Discussion:
[Community] rtree not loading correctly
Brian Burke
2012-02-06 20:34:34 UTC
Permalink
Recap: I was having problems importing rtree because it was compiled
under 64-bit and the libspatialindex.dll file was 32-bit.

I loaded the 64-bit version of libspatialindex that Howard compiled.
Other than an error about a file named msvcp100.dll (which I don't think
was related to my rtree issue and was resolved by installing this file),
the new version ran great. Thanks for your help!!
-Brian
Howard Butler
2012-02-06 22:59:59 UTC
Permalink
Recap: I was having problems importing rtree because it was compiled under 64-bit and the libspatialindex.dll file was 32-bit.
I loaded the 64-bit version of libspatialindex that Howard compiled. Other than an error about a file named msvcp100.dll (which I don't think was related to my rtree issue and was resolved by installing this file), the new version ran great. Thanks for your help!!
As Brian said, I have 64bit windows versions compiled via MSVC 2010. I'm not quite sure how to include them in our existing Rtree PyPI binaries, however. What does Shapely do for 64bit builds?
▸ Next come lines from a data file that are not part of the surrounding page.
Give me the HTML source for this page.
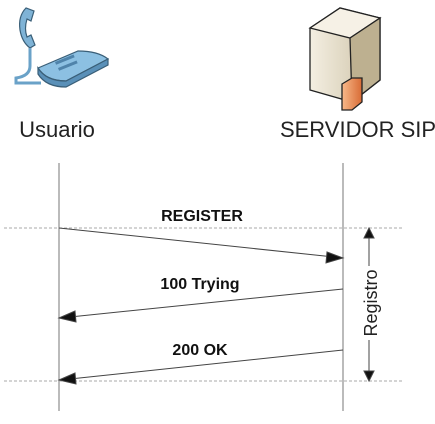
<!DOCTYPE html>
<html><head><style>body{margin:0;background:#fff;width:435px;height:419px;overflow:hidden}</style></head>
<body>
<svg width="435" height="419" xmlns="http://www.w3.org/2000/svg" font-family="Liberation Sans, sans-serif">
<defs>
<linearGradient id="sv" x1="0" x2="1"><stop offset="0" stop-color="#f4efe2"/><stop offset="1" stop-color="#cbbfa3"/></linearGradient>
<linearGradient id="fw" x1="0" x2="1"><stop offset="0" stop-color="#f7b98a"/><stop offset="1" stop-color="#d86b35"/></linearGradient>
</defs>
<!-- phone -->
<g stroke="#3a5f78" stroke-width="1.2">
<path d="M26 8 q-8 8 -6 22 q2 12 10 18 l5-3 -4-10 -4 2 q-3-8 0-18 l4 2 3-10z" fill="#7fb3d6"/>
<path d="M30 48 v18 q0 10 -14 12 v5 h25" fill="none" stroke-width="3" stroke="#6aa2c8"/>
<path d="M38 68 l40-17 q20 0 30 8 l-42 22 q-20 0 -28-13z" fill="#8cc0e2"/>
<path d="M38 68 v6 q8 13 28 13 l42-22 v-6 l-42 22 q-20 0 -28-13z" fill="#5a90b8"/>
<g fill="#4f83aa" stroke="none"><rect x="55" y="62" width="20" height="3" transform="rotate(-22 55 62)"/><rect x="58" y="68" width="20" height="3" transform="rotate(-22 58 68)"/></g>
</g>
<!-- server -->
<g stroke="#222" stroke-width="1.3">
<path d="M310 28 l30-20 l40 10 v62 l-28 22 l-42-12z" fill="url(#sv)"/>
<path d="M310 28 l30-20 l40 10 l-30 20z" fill="#f6f1e6"/>
<path d="M350 38 l30-20 v62 l-28 22z" fill="#bdb090"/>
<path d="M342 84 l10-6 h10 v24 l-10 8 h-10z" fill="url(#fw)"/>
</g>
<text x="57" y="137" font-size="22" text-anchor="middle" fill="#222">Usuario</text>
<text x="358" y="137" font-size="22" text-anchor="middle" fill="#222">SERVIDOR SIP</text>
<g stroke="#777" stroke-width="1">
<line x1="59" y1="163" x2="59" y2="411"/>
<line x1="343" y1="163" x2="343" y2="411"/>
</g>
<g stroke="#aaa" stroke-width="1" stroke-dasharray="3,2">
<line x1="4" y1="228" x2="402" y2="228"/>
<line x1="4" y1="381" x2="402" y2="381"/>
</g>
<g stroke="#444" stroke-width="1" fill="#111">
<line x1="59" y1="228" x2="334" y2="257"/>
<path d="M343 258 l-16 -6 l-1 11z"/>
<line x1="343" y1="289" x2="70" y2="317"/>
<path d="M59 318 l16 -7 l1 11z"/>
<line x1="343" y1="350" x2="70" y2="379"/>
<path d="M59 380 l16 -7 l1 11z"/>
<line x1="369" y1="235" x2="369" y2="372"/>
<path d="M369 228 l-5 10 h10z M369 381 l-5 -10 h10z"/>
</g>
<rect x="360" y="266" width="18" height="74" fill="#fff"/>
<g font-weight="bold" font-size="16" fill="#111" text-anchor="middle">
<text x="202" y="221">REGISTER</text>
<text x="200" y="289">100 Trying</text>
<text x="200" y="355">200 OK</text>
</g>
<text transform="translate(377 303) rotate(-90)" font-size="18" text-anchor="middle" fill="#222">Registro</text>
</svg>
</body></html>
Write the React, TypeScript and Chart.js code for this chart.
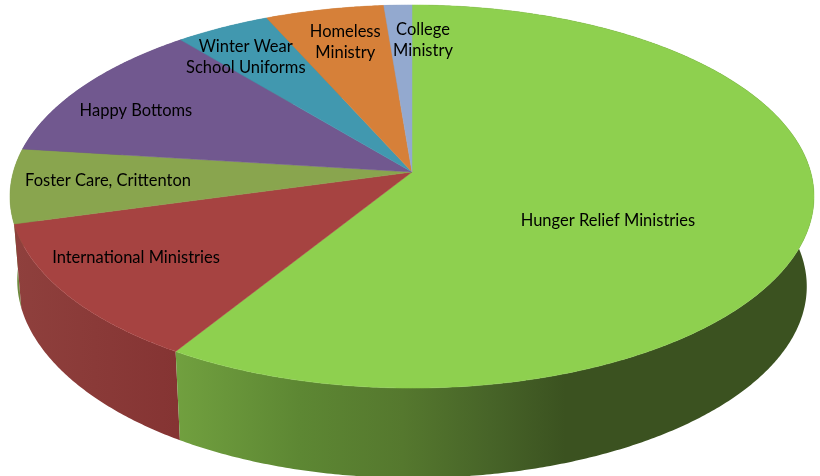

Any ideas how to proceed here?

Howard
Sean Gillies
2012-02-07 15:24:52 UTC
Permalink
Recap: I was having problems importing rtree because it was compiled under 64-bit and the libspatialindex.dll file was 32-bit.
I loaded the 64-bit version of libspatialindex that Howard compiled. ?Other than an error about a file named msvcp100.dll (which I don't think was related to my rtree issue and was resolved by installing this file), the new version ran great. Thanks for your help!!
As Brian said, I have 64bit windows versions compiled via MSVC 2010. ?I'm not quite sure how to include them in our existing Rtree PyPI binaries, however. What does Shapely do for 64bit builds? ?Any ideas how to proceed here?
Shapely's installers ship a DLL that gets installed in
site-packages/shapely as geos.dll and then we instruct ctypes to find
it relative to shapely/geos.py. Jaakko makes sure that the right DLL
is in the right installer. It's got the same name whether 32 or 64
bit.

Are you working on Rtree at the sprint?
--
Sean Gillies
Howard Butler
2012-02-10 15:16:58 UTC
Permalink
Post by Sean Gillies
Post by Howard Butler
Recap: I was having problems importing rtree because it was compiled under 64-bit and the libspatialindex.dll file was 32-bit.
I loaded the 64-bit version of libspatialindex that Howard compiled. Other than an error about a file named msvcp100.dll (which I don't think was related to my rtree issue and was resolved by installing this file), the new version ran great. Thanks for your help!!
As Brian said, I have 64bit windows versions compiled via MSVC 2010. I'm not quite sure how to include them in our existing Rtree PyPI binaries, however. What does Shapely do for 64bit builds? Any ideas how to proceed here?
Shapely's installers ship a DLL that gets installed in
site-packages/shapely as geos.dll and then we instruct ctypes to find
it relative to shapely/geos.py. Jaakko makes sure that the right DLL
is in the right installer. It's got the same name whether 32 or 64
bit.
Are you working on Rtree at the sprint?
Jaako,

When I build Rtree on windows, it simply names the .egg or .exe with win32.{egg|exe} and no information about the 32/64bitness of the library. Were you manually setting these filenames, or is there some incantation that I should be invoking to get the right behavior? Otherwise, I'm simply leaning toward embedding both the 64 and 32 bit dlls in the single windows egg/exe, and having the import select the correct one based on the sizeof(ctypes.c_void_p).

Howard
Jaakko Salli
2012-02-11 08:52:37 UTC
Permalink
Hello Howard,
Post by Howard Butler
Post by Sean Gillies
Shapely's installers ship a DLL that gets installed in
site-packages/shapely as geos.dll and then we instruct ctypes to find
it relative to shapely/geos.py. Jaakko makes sure that the right DLL
is in the right installer. It's got the same name whether 32 or 64
bit.
When I build Rtree on windows, it simply names the .egg or .exe with
win32.{egg|exe} and no information about the 32/64bitness of the library.
Were you manually setting these filenames, or is there some incantation
that I should be invoking to get the right behavior? Otherwise, I'm simply
leaning toward embedding both the 64 and 32 bit dlls in the single windows
egg/exe, and having the import select the correct one based on the
sizeof(ctypes.c_void_p).
Calling setup.py bdist_wininst and bdist_egg with the same Python
version (32- or 64-bit, as appropriate) should be enough. At least that
is what I do and it adds the 'win-amd64' platform identifier for the 64-bit
packages.

Oh, and Sean, sorry for not updating Windows packages for the 1.2.14, done
now. Somehow I missed the announcement.